__Prompt__
Copy out the data below from the line containing "Output the Python" to the line containing "t = list(range(17))", both lines included, with all images left out.

__Supplied information__
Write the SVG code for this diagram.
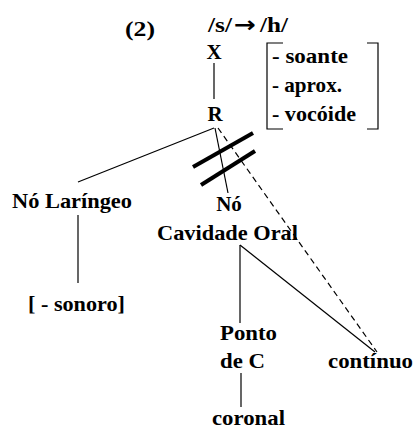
<svg xmlns="http://www.w3.org/2000/svg" width="416" height="429" viewBox="0 0 416 429">
<style>
text{font-family:"Liberation Serif","Times New Roman",serif;font-weight:bold;font-size:21px;fill:#000}
.l{stroke:#000;stroke-width:1.2;fill:none}
.d{stroke:#000;stroke-width:1.2;fill:none;stroke-dasharray:6,4}
.b{stroke:#000;stroke-width:4;fill:none}
.a{font-family:"DejaVu Sans",sans-serif;font-size:22px}
</style>
<rect width="416" height="429" fill="#fff"/>
<g id="title">
<text x="125" y="36" textLength="30" lengthAdjust="spacingAndGlyphs">(2)</text>
<text x="208" y="32" textLength="24" lengthAdjust="spacingAndGlyphs">/s/</text>
<text class="a" x="234" y="32" textLength="22" lengthAdjust="spacingAndGlyphs">→</text>
<text x="260" y="32" textLength="28" lengthAdjust="spacingAndGlyphs">/h/</text>
</g>
<g id="connectors">
<line class="l" x1="214" y1="63" x2="214" y2="99"/>
<line class="l" x1="214" y1="128" x2="78" y2="182"/>
<line class="l" x1="215" y1="128" x2="228" y2="193"/>
<line class="d" x1="218" y1="128" x2="377" y2="352"/>
<line class="b" x1="193" y1="167" x2="253" y2="133"/>
<line class="b" x1="201" y1="185" x2="255" y2="151"/>
<line class="l" x1="78" y1="215" x2="78" y2="283"/>
<line class="l" x1="240" y1="245" x2="240" y2="323"/>
<line class="l" x1="240" y1="245" x2="375" y2="352"/>
<line class="l" x1="241" y1="373" x2="241" y2="407"/>
</g>
<g id="X"><text x="214" y="59" text-anchor="middle">X</text></g>
<g id="R"><text x="215" y="121" text-anchor="middle">R</text></g>
<g id="features">
<path class="l" d="M283,43 H267 V129 H283"/>
<path class="l" d="M367,43 H378 V129 H367"/>
<text x="272" y="63" textLength="76" lengthAdjust="spacingAndGlyphs">- soante</text>
<text x="272" y="92" textLength="70" lengthAdjust="spacingAndGlyphs">- aprox.</text>
<text x="272" y="121" textLength="84" lengthAdjust="spacingAndGlyphs">- vocóide</text>
</g>
<g id="laringeo"><text x="12" y="208" textLength="120" lengthAdjust="spacingAndGlyphs">Nó Laríngeo</text></g>
<g id="sonoro"><text x="28" y="311" textLength="97" lengthAdjust="spacingAndGlyphs">[ - sonoro]</text></g>
<g id="cavidade">
<text x="229" y="211" text-anchor="middle">Nó</text>
<text x="157" y="240" textLength="141" lengthAdjust="spacingAndGlyphs">Cavidade Oral</text>
</g>
<g id="ponto">
<text x="220" y="340" textLength="57" lengthAdjust="spacingAndGlyphs">Ponto</text>
<text x="220" y="368" textLength="45" lengthAdjust="spacingAndGlyphs">de C</text>
</g>
<g id="continuo"><text x="328" y="368" textLength="85" lengthAdjust="spacingAndGlyphs">contínuo</text></g>
<g id="coronal"><text x="212" y="425" textLength="73" lengthAdjust="spacingAndGlyphs">coronal</text></g>
</svg>
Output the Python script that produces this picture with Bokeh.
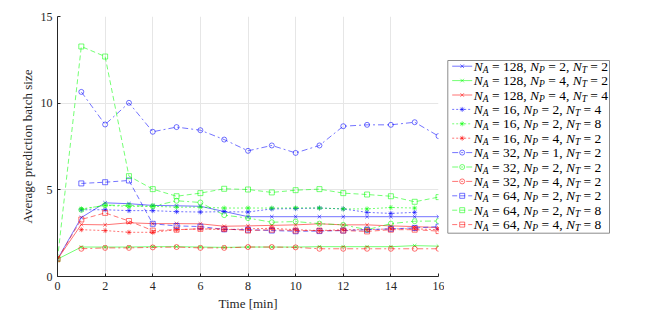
import math
from bokeh.plotting import figure
from bokeh.models import Range1d, ColumnDataSource, FixedTicker
from bokeh.layouts import row
from bokeh.core.properties import value
from bokeh.embed import file_html
from bokeh.resources import INLINE

nan = float("nan")
t = list(range(17))

s_128_2_2 = [1, 3.4, 4.25, 4.2, 4.1, 4.08, 4.05, 3.75, 3.45, 3.45, 3.45, 3.45, 3.45, 3.45, 3.45, 3.45, 3.45]
s_128_4_2 = [1, 1.7, 1.7, 1.7, 1.72, 1.72, 1.7, 1.68, 1.7, 1.7, 1.7, 1.72, 1.72, 1.72, 1.72, 1.78, 1.75]
s_128_4_4 = [1, 3.0, 2.98, 3.1, 3.05, 3.05, 3.04, 2.9, 2.92, 2.95, 2.98, 3.04, 2.98, 2.98, 2.92, 2.88, 2.82]
s_16_2_4 = [nan, 3.85, 3.85, 3.8, 3.8, 3.74, 3.72, 3.74, 3.72, 3.9, 3.92, 3.95, 3.9, 3.7, 3.64, 3.7, nan]
s_16_2_8 = [nan, 3.9, 4.1, 4.05, 4.05, 4.0, 4.0, 3.95, 3.95, 3.95, 3.96, 3.95, 3.9, 3.9, 3.98, 3.95, nan]
s_16_4_2 = [nan, 2.7, 2.65, 2.55, 2.55, 2.7, 2.75, 2.7, 2.75, 2.78, 2.7, 2.65, 2.7, 2.7, 2.75, 2.75, 2.7]
s_32_1_2 = [nan, 10.65, 8.77, 10.02, 8.35, 8.62, 8.44, 7.9, 7.25, 7.56, 7.13, 7.56, 8.67, 8.75, 8.75, 8.9, 8.1]
s_32_2_2 = [nan, 3.85, 4.12, 4.1, 4.05, 4.37, 4.27, 3.54, 3.37, 3.13, 3.17, 3.05, 2.98, 2.7, 3.05, 3.19, 3.2]
s_32_4_2 = [nan, 1.6, 1.65, 1.65, 1.68, 1.7, 1.65, 1.65, 1.7, 1.7, 1.68, 1.6, 1.6, 1.6, 1.6, 1.6, 1.6]
s_64_2_2 = [nan, 5.37, 5.44, 5.54, 3.04, 2.92, 2.88, 2.72, 2.7, 2.65, 2.61, 2.62, 2.65, 2.7, 2.75, 2.8, 2.88]
s_64_2_8 = [1, 13.27, 12.69, 5.79, 5.04, 4.63, 4.81, 5.06, 5.02, 4.85, 4.98, 5.04, 4.81, 4.73, 4.63, 4.31, 4.58]
s_64_4_8 = [1, 3.29, 3.67, 3.2, 2.65, 2.7, 2.75, 2.75, 2.65, 2.7, 2.65, 2.65, 2.65, 2.6, 2.7, 2.7, 2.62]

series = [s_128_2_2, s_128_4_2, s_128_4_4, s_16_2_4, s_16_2_8, s_16_4_2,
          s_32_1_2, s_32_2_2, s_32_4_2, s_64_2_2, s_64_2_8, s_64_4_8]
NA = [128, 128, 128, 16, 16, 16, 32, 32, 32, 64, 64, 64]
NP = [2, 4, 4, 2, 2, 4, 1, 2, 4, 2, 2, 4]
NT = [2, 2, 4, 4, 8, 2, 2, 2, 2, 2, 8, 8]

x_ticks = [0, 2, 4, 6, 8, 10, 12, 14, 16]
y_ticks = [0, 5, 10, 15]

colors = ["#0000ff", "#00ff00", "#ff0000"] * 4
dashes = ["solid"] * 3 + ["2 2"] * 3 + ["6 3 2 3"] * 3 + ["5 3"] * 3
markers = ["x"] * 3 + ["asterisk"] * 3 + ["circle"] * 3 + ["square"] * 3
ALPHA = 0.55

SERIF = "Liberation Serif"

TOP, FH, BOT = 16, 260, 33
FIG_H = TOP + FH + BOT
p = figure(frame_width=381, frame_height=FH, x_range=Range1d(0, 16), y_range=Range1d(0, 15),
           output_backend="svg", toolbar_location=None,
           min_border_left=57, min_border_right=6, min_border_top=TOP, min_border_bottom=BOT)
p.outline_line_color = None
p.background_fill_color = "white"
p.border_fill_color = "white"

for ax in (p.xaxis, p.yaxis):
    ax.major_label_text_font = SERIF
    ax.major_label_text_font_size = "12px"
    ax.major_label_text_color = "#262626"
    ax.axis_label_text_font = SERIF
    ax.axis_label_text_font_size = "13px"
    ax.axis_label_text_font_style = "normal"
    ax.axis_label_text_color = "#262626"
    ax.axis_line_color = "#262626"
    ax.major_tick_line_color = "#262626"
    ax.major_tick_in = 3
    ax.major_tick_out = 0
    ax.minor_tick_line_color = None
    ax.major_label_standoff = 5
    ax.axis_label_standoff = 3

p.xaxis.ticker = FixedTicker(ticks=x_ticks)
p.yaxis.ticker = FixedTicker(ticks=y_ticks)
p.xaxis.axis_label = "Time [min]"
p.yaxis.axis_label = "Average prediction batch size"
p.xgrid.ticker = FixedTicker(ticks=x_ticks)
p.ygrid.ticker = FixedTicker(ticks=y_ticks)
p.grid.grid_line_color = "#e6e6e6"
p.grid.grid_line_width = 1

for ys, c, d, m in zip(series, colors, dashes, markers):
    src = ColumnDataSource(dict(x=t, y=ys))
    p.line("x", "y", source=src, line_color=c, line_alpha=ALPHA, line_width=1, line_dash=d)
    p.scatter("x", "y", source=src, marker=m, size=5, line_color=c, line_alpha=ALPHA,
              fill_color=None, line_width=1)

# ---- legend panel: same vertical structure as the main figure, pixel-space ranges ----
LW = 196
lg = figure(frame_width=LW, frame_height=FH,
            x_range=Range1d(0, LW), y_range=Range1d(FIG_H - (TOP + FH), FIG_H - TOP),
            output_backend="svg", toolbar_location=None,
            min_border_left=0, min_border_right=0, min_border_top=TOP, min_border_bottom=BOT)
lg.axis.visible = False
lg.grid.visible = False
lg.outline_line_color = None
lg.background_fill_color = "white"
lg.border_fill_color = "white"

X0 = 444  # page x of legend panel's left edge


def py(page_y):
    return FIG_H - page_y


box_l, box_r = 447.3 - X0, 609 - X0
box_t, box_b = py(60), py(232.7)
lg.quad(left=[box_l], right=[box_r], top=[box_t], bottom=[box_b],
        fill_color="white", line_color="#8c8c8c", line_width=1)

FS, SS = 13.5, 9.5
NB = "\u00a0"
W_REG = {NB: 0.25, ",": 0.25, "=": 0.564}
for dch in "0123456789":
    W_REG[dch] = 0.5
W_IT = {"N": 0.667, "A": 0.611, "P": 0.611, "T": 0.556}

it_x, it_y, it_t = [], [], []
sub_x, sub_y, sub_t = [], [], []
reg_x, reg_y, reg_t = [], [], []

for i in range(12):
    yc = py(65.7 + 14.4 * i)
    x0, x1 = 451.7 - X0, 471.7 - X0
    lg.line([x0, x1], [yc, yc], line_color=colors[i], line_alpha=ALPHA, line_dash=dashes[i])
    lg.scatter([(x0 + x1) / 2], [yc], marker=markers[i], size=5, line_color=colors[i],
               line_alpha=ALPHA, fill_color=None)
    sub_c = yc - 3.5
    x = 473.3 - X0
    parts = [("N", "A", NB + "=" + NB + "%d," % NA[i] + NB),
             ("N", "P", NB + "=" + NB + "%d," % NP[i] + NB),
             ("N", "T", NB + "=" + NB + "%d" % NT[i])]
    for big, sub, rest in parts:
        it_x.append(x); it_y.append(yc); it_t.append(big)
        x += W_IT[big] * FS
        sub_x.append(x); sub_y.append(sub_c); sub_t.append(sub)
        x += W_IT[sub] * SS
        reg_x.append(x); reg_y.append(yc); reg_t.append(rest)
        x += sum(W_REG[ch] for ch in rest) * FS

common = dict(text_font=value(SERIF), text_baseline="middle", text_align="left", text_color="black")
lg.text(x=it_x, y=it_y, text=it_t, text_font_style="italic", text_font_size="%.1fpx" % FS, **common)
lg.text(x=sub_x, y=sub_y, text=sub_t, text_font_style="italic", text_font_size="%.1fpx" % SS, **common)
lg.text(x=reg_x, y=reg_y, text=reg_t, text_font_style="normal", text_font_size="%.1fpx" % FS, **common)

layout = row(p, lg)
open("out.html", "w").write(file_html(layout, INLINE))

__Solution for this exercise__
Output the Python script that produces this picture with Bokeh.
import math
from bokeh.plotting import figure
from bokeh.models import Range1d, ColumnDataSource, FixedTicker
from bokeh.layouts import row
from bokeh.core.properties import value
from bokeh.embed import file_html
from bokeh.resources import INLINE

nan = float("nan")
t = list(range(17))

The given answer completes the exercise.